## Task details
Make an exact copy of the entries below with the pictures removed.

## Data extract
╭──

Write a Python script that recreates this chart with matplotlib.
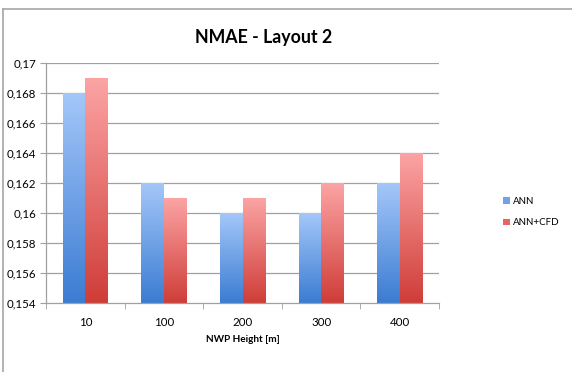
import numpy as np
import matplotlib
matplotlib.use("Agg")
import matplotlib.pyplot as plt
from matplotlib.colors import LinearSegmentedColormap
from matplotlib.patches import Patch
from matplotlib.lines import Line2D

plt.rcParams['font.family'] = ['Lato', 'DejaVu Sans']

categories = ["10", "100", "200", "300", "400"]
ann = [0.168, 0.162, 0.160, 0.160, 0.162]
ann_cfd = [0.169, 0.161, 0.161, 0.162, 0.164]
yticks = [0.154, 0.156, 0.158, 0.160, 0.162, 0.164, 0.166, 0.168, 0.170]
ytick_labels = ["0,154", "0,156", "0,158", "0,16", "0,162", "0,164", "0,166", "0,168", "0,17"]
series_names = ["ANN", "ANN+CFD"]

ymin, ymax = 0.154, 0.170
blue_map = LinearSegmentedColormap.from_list("blue", ["#3b7cd2", "#a4c7f9"])
red_map = LinearSegmentedColormap.from_list("red", ["#cf3d38", "#fca4a4"])

fig = plt.figure(figsize=(5.72, 3.72), dpi=100)
ax = fig.add_axes([46 / 572, 1 - 303 / 372, (439 - 46) / 572, (303 - 63) / 372])

# outer frame of the chart area
border = "#a6a6a6"
fig.add_artist(Line2D([3 / 572, 1], [1 - 9 / 372, 1 - 9 / 372], color=border, lw=1.2, transform=fig.transFigure))
fig.add_artist(Line2D([3 / 572, 3 / 572], [0, 1 - 9 / 372], color=border, lw=1.2, transform=fig.transFigure))

width = 0.285
grad = np.linspace(0, 1, 256).reshape(-1, 1)
x = np.arange(len(categories))
for vals, cmap, off in [(ann, blue_map, -width / 2), (ann_cfd, red_map, width / 2)]:
    for xi, v in zip(x, vals):
        x0 = xi + off - width / 2
        ax.imshow(grad, cmap=cmap, origin="lower", aspect="auto",
                  extent=[x0, x0 + width, ymin, v], zorder=2, interpolation="bilinear")

ax.set_xlim(-0.5, len(categories) - 0.5)
ax.set_ylim(ymin, ymax)

grid_c = "#a0a0a0"
for t in yticks[1:]:
    ax.axhline(t, color=grid_c, lw=0.9, zorder=1)

for s in ["top", "right"]:
    ax.spines[s].set_visible(False)
for s in ["left", "bottom"]:
    ax.spines[s].set_color(grid_c)
    ax.spines[s].set_linewidth(0.9)

ax.set_yticks(yticks)
ax.set_yticklabels(ytick_labels, fontsize=8.3)
ax.tick_params(axis="y", direction="out", length=4, color=grid_c, pad=3)

ax.set_xticks(x)
ax.set_xticklabels(categories, fontsize=8.3)
ax.set_xticks(np.arange(-0.5, len(categories)), minor=True)
ax.tick_params(axis="x", which="major", length=0, pad=10)
ax.tick_params(axis="x", which="minor", direction="out", length=4, color=grid_c)

ax.set_xlabel("NWP Height [m]", fontsize=7.2, fontweight="bold", labelpad=5)

fig.text(264 / 572, 1 - 38 / 372, "NMAE - Layout 2", ha="center", va="center",
         fontsize=12.8, fontweight="bold")

handles = [Patch(facecolor="#6fa3e8"), Patch(facecolor="#e86464")]
fig.legend(handles, series_names, loc="center left", bbox_to_anchor=(494 / 572, 1 - 212 / 372),
           frameon=False, fontsize=7, handlelength=0.7, handleheight=0.7, handletextpad=0.3,
           labelspacing=1.3)

fig.savefig("out.png", dpi=100, facecolor="white")
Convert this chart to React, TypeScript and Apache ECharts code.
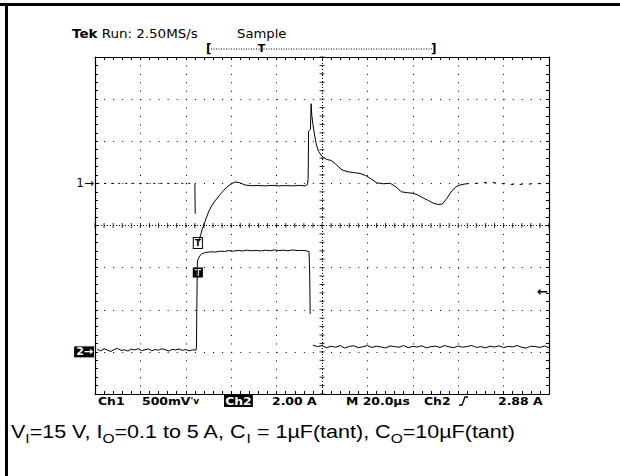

╰──

## Output below
Write a Python script that recreates this chart with matplotlib.
import numpy as np
import matplotlib
matplotlib.use("Agg")
import matplotlib.pyplot as plt
from matplotlib.colors import LinearSegmentedColormap
from matplotlib.patches import Patch
from matplotlib.lines import Line2D

plt.rcParams['font.family'] = ['Lato', 'DejaVu Sans']

categories = ["10", "100", "200", "300", "400"]
ann = [0.168, 0.162, 0.160, 0.160, 0.162]
ann_cfd = [0.169, 0.161, 0.161, 0.162, 0.164]
yticks = [0.154, 0.156, 0.158, 0.160, 0.162, 0.164, 0.166, 0.168, 0.170]
ytick_labels = ["0,154", "0,156", "0,158", "0,16", "0,162", "0,164", "0,166", "0,168", "0,17"]
series_names = ["ANN", "ANN+CFD"]

ymin, ymax = 0.154, 0.170
blue_map = LinearSegmentedColormap.from_list("blue", ["#3b7cd2", "#a4c7f9"])
red_map = LinearSegmentedColormap.from_list("red", ["#cf3d38", "#fca4a4"])

fig = plt.figure(figsize=(5.72, 3.72), dpi=100)
ax = fig.add_axes([46 / 572, 1 - 303 / 372, (439 - 46) / 572, (303 - 63) / 372])

# outer frame of the chart area
border = "#a6a6a6"
fig.add_artist(Line2D([3 / 572, 1], [1 - 9 / 372, 1 - 9 / 372], color=border, lw=1.2, transform=fig.transFigure))
fig.add_artist(Line2D([3 / 572, 3 / 572], [0, 1 - 9 / 372], color=border, lw=1.2, transform=fig.transFigure))

width = 0.285
grad = np.linspace(0, 1, 256).reshape(-1, 1)
x = np.arange(len(categories))
for vals, cmap, off in [(ann, blue_map, -width / 2), (ann_cfd, red_map, width / 2)]:
    for xi, v in zip(x, vals):
        x0 = xi + off - width / 2
        ax.imshow(grad, cmap=cmap, origin="lower", aspect="auto",
                  extent=[x0, x0 + width, ymin, v], zorder=2, interpolation="bilinear")

ax.set_xlim(-0.5, len(categories) - 0.5)
ax.set_ylim(ymin, ymax)

grid_c = "#a0a0a0"
for t in yticks[1:]:
    ax.axhline(t, color=grid_c, lw=0.9, zorder=1)

for s in ["top", "right"]:
    ax.spines[s].set_visible(False)
for s in ["left", "bottom"]:
    ax.spines[s].set_color(grid_c)
    ax.spines[s].set_linewidth(0.9)

ax.set_yticks(yticks)
ax.set_yticklabels(ytick_labels, fontsize=8.3)
ax.tick_params(axis="y", direction="out", length=4, color=grid_c, pad=3)

ax.set_xticks(x)
ax.set_xticklabels(categories, fontsize=8.3)
ax.set_xticks(np.arange(-0.5, len(categories)), minor=True)
ax.tick_params(axis="x", which="major", length=0, pad=10)
ax.tick_params(axis="x", which="minor", direction="out", length=4, color=grid_c)

ax.set_xlabel("NWP Height [m]", fontsize=7.2, fontweight="bold", labelpad=5)

fig.text(264 / 572, 1 - 38 / 372, "NMAE - Layout 2", ha="center", va="center",
         fontsize=12.8, fontweight="bold")

handles = [Patch(facecolor="#6fa3e8"), Patch(facecolor="#e86464")]
fig.legend(handles, series_names, loc="center left", bbox_to_anchor=(494 / 572, 1 - 212 / 372),
           frameon=False, fontsize=7, handlelength=0.7, handleheight=0.7, handletextpad=0.3,
           labelspacing=1.3)

fig.savefig("out.png", dpi=100, facecolor="white")
Convert this chart to React, TypeScript and Apache ECharts code.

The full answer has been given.